We then cut to the present day, where Okuyasu and Yukako arrives to comment on the story. There is, of course, Okuyasu's eternal question at everything that goes on in 'Thus Spoke Kishibe Rohan' -- is Rohan just witnessing the effects of Stand fighters fighting each other? And since this is the final OVA that I'll be reviewing (I may or may not do the live-action stuff after I finish Stone Ocean), it's pretty interesting to think about. Stands have always been portrayed as having some connection to its user's 'souls', being tied to stuff like Hamon and whatnot. But in the same vein, we've also seen that there are things in the JoJo world that's not necessarily tied to Stands -- like vampire masks and vampires from Part I, the Pillar Men from Part 2, the ghost alley and actual ghosts from Part 4, rock humans and the Wall Eyes from Part 8...
It's easy to just try and classify everything as the potential effect of a Stand, and they very well might be. The Millionaire Village and the 'will of the mountain' might be something similar to Shakedown Street in JoJolion, where a location develops a Stand of its own; or it might just be a supernatural occurrence like the ghost alley. The beggar's ghost here might be a post-mortem Stand like Notorious B.I.G. or Cheap Trick, 'Hermes' might simply be a full-body Stand similar to Love Deluxe or the recently-revealed The Hustle...
Anyway, it's been a nice, short trip watching and reviewing these four episodes. I think my feeling about this episode is similar to 'Mutsukabe Hill', where the story being told is pretty well-done! It's pretty creepy, pretty tense, and pretty 'Bizarre Adventure'. It's just that Rohan isn't really involved, and while that's not really necessary for a story to be good since it's more about Rohan reacting to the story, in the case of 'Mutsukabe Hill' I did admittedly feel a bit bored. In this case, the mystery of the sins of the confessor and how he's going to 'survive' the ghost's game is an interesting enough twist that it works.
Random Notes:
- Koichi actually did claim that Rohan used Heaven's Door to help him learn Italian during his brief role in the beginning of Vento Aureo.
- Stone Ocean actually features a very important scene of an accidental confessions being overheard in a confessional booth, in Enrico Pucci's backstory. I wonder if Araki actually got himself into some confessional-booth-related hijinks in one of the many research trips he undoubtedly took all over the world?

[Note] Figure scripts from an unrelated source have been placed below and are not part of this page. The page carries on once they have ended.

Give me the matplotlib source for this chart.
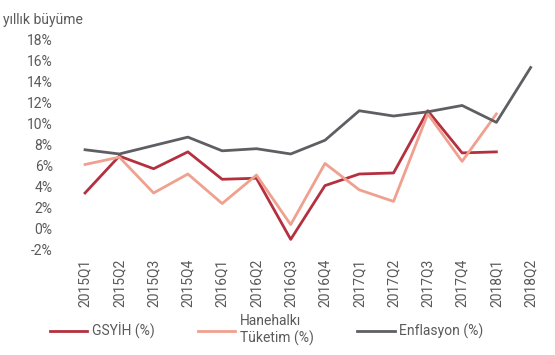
import numpy as np
import matplotlib
matplotlib.use('Agg')
import matplotlib.pyplot as plt

plt.rcParams['font.family'] = ['Roboto', 'DejaVu Sans']

# data (annual growth, %)
quarters = ['2015Q1', '2015Q2', '2015Q3', '2015Q4', '2016Q1', '2016Q2', '2016Q3',
            '2016Q4', '2017Q1', '2017Q2', '2017Q3', '2017Q4', '2018Q1', '2018Q2']
gsyih = [3.4, 6.9, 5.7, 7.3, 4.7, 4.8, -1.0, 4.1, 5.2, 5.3, 11.2, 7.2, 7.3]
hanehalki = [6.1, 6.8, 3.4, 5.2, 2.4, 5.1, 0.4, 6.2, 3.7, 2.6, 10.9, 6.4, 10.9]
enflasyon = [7.5, 7.1, 7.9, 8.7, 7.4, 7.6, 7.1, 8.4, 11.2, 10.7, 11.1, 11.7, 10.1, 15.3]
yticks = [-2, 0, 2, 4, 6, 8, 10, 12, 14, 16, 18]

txt = '#5a5a5a'

fig = plt.figure(figsize=(5.55, 3.55), dpi=100)
ax = fig.add_axes([0.11, 0.296, 0.877, 0.594])

x = np.arange(len(quarters))
ax.plot(x[:len(gsyih)], gsyih, color='#b5303f', lw=2, label='GSYİH (%)')
ax.plot(x[:len(hanehalki)], hanehalki, color='#f0a08e', lw=2, label='Hanehalkı\nTüketim (%)')
ax.plot(x, enflasyon, color='#5f5f63', lw=2, label='Enflasyon (%)')

ax.set_xlim(-0.7, 13.5)
ax.set_ylim(-2, 18)
ax.set_yticks(yticks)
ax.set_yticklabels([f'{v}%' for v in yticks])
ax.set_xticks(x)
ax.set_xticklabels(quarters, rotation=90)
ax.tick_params(length=0, labelsize=10, labelcolor=txt, pad=6)
for s in ax.spines.values():
    s.set_visible(False)

fig.text(0.005, 0.945, 'yıllık büyüme', fontsize=10, color=txt, va='center')

leg = fig.legend(loc='center left', bbox_to_anchor=(0.077, 0.07), ncol=3, frameon=False,
                 borderpad=0, handlelength=2.7, handletextpad=0.35, columnspacing=3.1,
                 fontsize=10, labelcolor=txt)
for t in leg.get_texts():
    t.set_multialignment('left')

fig.savefig('out.png', dpi=100)
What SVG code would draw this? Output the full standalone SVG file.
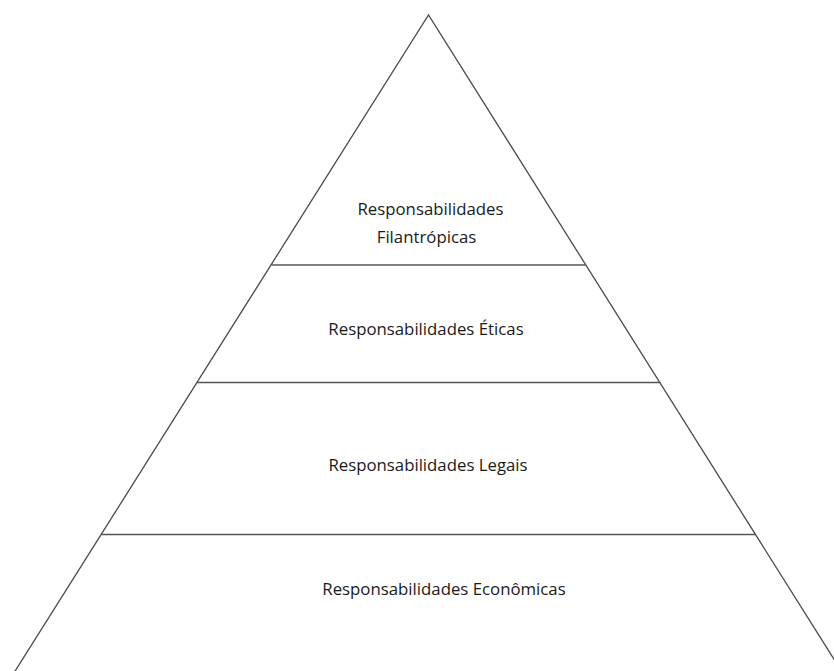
<svg xmlns="http://www.w3.org/2000/svg" width="834" height="671" viewBox="0 0 834 671">
<style>
.edge{stroke:#4a4a4a;stroke-width:1.3;fill:none}
.div{stroke:#555;stroke-width:1.6;fill:none}
.lbl{font-family:"Open Sans","Noto Sans",sans-serif;font-size:16.8px;fill:#1a1a1a;text-anchor:middle}
</style>
<rect width="834" height="671" fill="#fff"/>
<g id="connectors">
<path class="edge" d="M14.5 672 L428.5 15 L842 672"/>
<line class="div" x1="271.5" y1="265" x2="585.5" y2="265"/>
<line class="div" x1="197" y1="382.5" x2="660.5" y2="382.5"/>
<line class="div" x1="101.5" y1="534.5" x2="755.5" y2="534.5"/>
</g>
<g id="filantropicas">
<text class="lbl" x="430.5" y="215">Responsabilidades</text>
<text class="lbl" x="426.5" y="243">Filantrópicas</text>
</g>
<g id="eticas">
<text class="lbl" x="426" y="335">Responsabilidades Éticas</text>
</g>
<g id="legais">
<text class="lbl" x="428" y="471">Responsabilidades Legais</text>
</g>
<g id="economicas">
<text class="lbl" x="444" y="595">Responsabilidades Econômicas</text>
</g>
</svg>
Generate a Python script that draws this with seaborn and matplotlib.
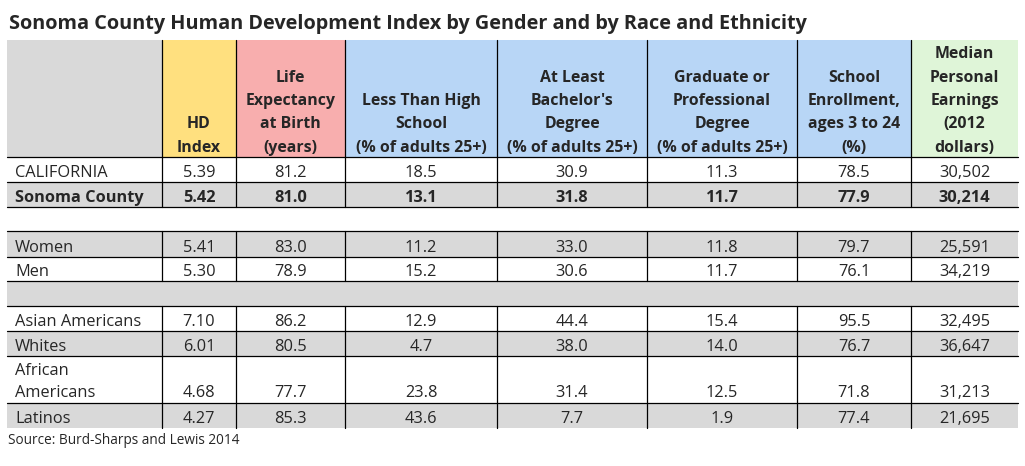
import matplotlib
matplotlib.use("Agg")
import matplotlib.pyplot as plt
import seaborn as sns
from matplotlib.patches import Rectangle

# data
title = "Sonoma County Human Development Index by Gender and by Race and Ethnicity"
source = "Source: Burd-Sharps and Lewis 2014"

headers = ["", "HD\nIndex", "Life\nExpectancy\nat Birth\n(years)",
           "Less Than High\nSchool\n(% of adults 25+)",
           "At Least\nBachelor's\nDegree\n(% of adults 25+)",
           "Graduate or\nProfessional\nDegree\n(% of adults 25+)",
           "School\nEnrollment,\nages 3 to 24\n(%)",
           "Median\nPersonal\nEarnings\n(2012\ndollars)"]

row_labels = ["CALIFORNIA", "Sonoma County", "Women", "Men",
              "Asian Americans", "Whites", "African\nAmericans", "Latinos"]
hd_index = [5.39, 5.42, 5.41, 5.30, 7.10, 6.01, 4.68, 4.27]
life_exp = [81.2, 81.0, 83.0, 78.9, 86.2, 80.5, 77.7, 85.3]
less_hs = [18.5, 13.1, 11.2, 15.2, 12.9, 4.7, 23.8, 43.6]
bachelor = [30.9, 31.8, 33.0, 30.6, 44.4, 38.0, 31.4, 7.7]
graduate = [11.3, 11.7, 11.8, 11.7, 15.4, 14.0, 12.5, 1.9]
enrollment = [78.5, 77.9, 79.7, 76.1, 95.5, 76.7, 71.8, 77.4]
earnings = [30502, 30214, 25591, 34219, 32495, 36647, 31213, 21695]

# layout (pixels)
col_edges = [7, 162, 236, 345, 497, 647, 797, 911, 1018]
header_top, header_bot = 40, 157
row_tops = [157, 182, 231, 257, 306, 331, 356, 403]
row_bots = [182, 207, 257, 281, 331, 356, 403, 428]
row_gray = [False, True, True, False, False, True, False, True]
row_bold = [False, True, False, False, False, False, False, False]
gaps = [(207, 231, "white"), (281, 306, "#d9d9d9")]

head_colors = ["#d9d9d9", "#ffe07f", "#f8aeae", "#b8d6f6", "#b8d6f6",
               "#b8d6f6", "#b8d6f6", "#dff5d8"]
gray = "#d9d9d9"

sns.set_theme(style="white")
plt.rcParams["font.family"] = ["Open Sans", "DejaVu Sans"]

fig = plt.figure(figsize=(10.25, 4.66), dpi=100)
ax = fig.add_axes([0, 0, 1, 1])
ax.set_xlim(0, 1025)
ax.set_ylim(466, 0)
ax.axis("off")

ax.text(9, 29, title, fontsize=14.35, fontweight="bold", ha="left",
        va="baseline")

# header cells
for j, h in enumerate(headers):
    x0, x1 = col_edges[j], col_edges[j + 1]
    ax.add_patch(Rectangle((x0, header_top), x1 - x0, header_bot - header_top,
                           facecolor=head_colors[j], edgecolor="none"))
    lines = h.split("\n")[::-1] if h else []
    for k, ln in enumerate(lines):
        ax.text((x0 + x1) / 2, 152 - 23.5 * k, ln, fontsize=11.4,
                fontweight="bold", ha="center", va="baseline")

# body
columns = [hd_index, life_exp, less_hs, bachelor, graduate, enrollment, earnings]
fmts = ["{:.2f}", "{:.1f}", "{:.1f}", "{:.1f}", "{:.1f}", "{:.1f}", "{:,.0f}"]
for i, lab in enumerate(row_labels):
    top, bot = row_tops[i], row_bots[i]
    if row_gray[i]:
        ax.add_patch(Rectangle((col_edges[0], top), col_edges[-1] - col_edges[0],
                               bot - top, facecolor=gray, edgecolor="none"))
    w = "bold" if row_bold[i] else "normal"
    base = bot - 5 if bot - top < 30 else bot - 6
    for k, ln in enumerate(lab.split("\n")[::-1]):
        ax.text(15, base - 22 * k, ln, fontsize=11.8, fontweight=w,
                ha="left", va="baseline")
    for j, col in enumerate(columns):
        xc = (col_edges[j + 1] + col_edges[j + 2]) / 2
        ax.text(xc, base, fmts[j].format(col[i]), fontsize=11.8, fontweight=w,
                ha="center", va="baseline")

for y0, y1, c in gaps:
    ax.add_patch(Rectangle((col_edges[0], y0), col_edges[-1] - col_edges[0],
                           y1 - y0, facecolor=c, edgecolor="none"))

# grid lines
lw = 0.9
for y in [157, 182, 207, 231, 257, 281, 306, 331, 356, 403]:
    ax.plot([col_edges[0], col_edges[-1]], [y, y], color="black", lw=lw)
for x in col_edges[1:-1]:
    for y0, y1 in [(header_top, 207), (231, 281), (306, 428)]:
        ax.plot([x, x], [y0, y1], color="black", lw=lw)

ax.text(8, 444, source, fontsize=9.8, ha="left", va="baseline")

fig.savefig("out.png", dpi=100)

- Man, that confessor with the three spiky hair pointing upwards... he really could've been a character just taken out of the colourful designs of Part V-VI, huh?
- I didn't realize it, but the OVA actually adds a mole on the neck to mark the 'real' confessor -- the plastic-surgery confessor that played a game with the beggar's ghost is completely lacking the mole throughout the whole scene.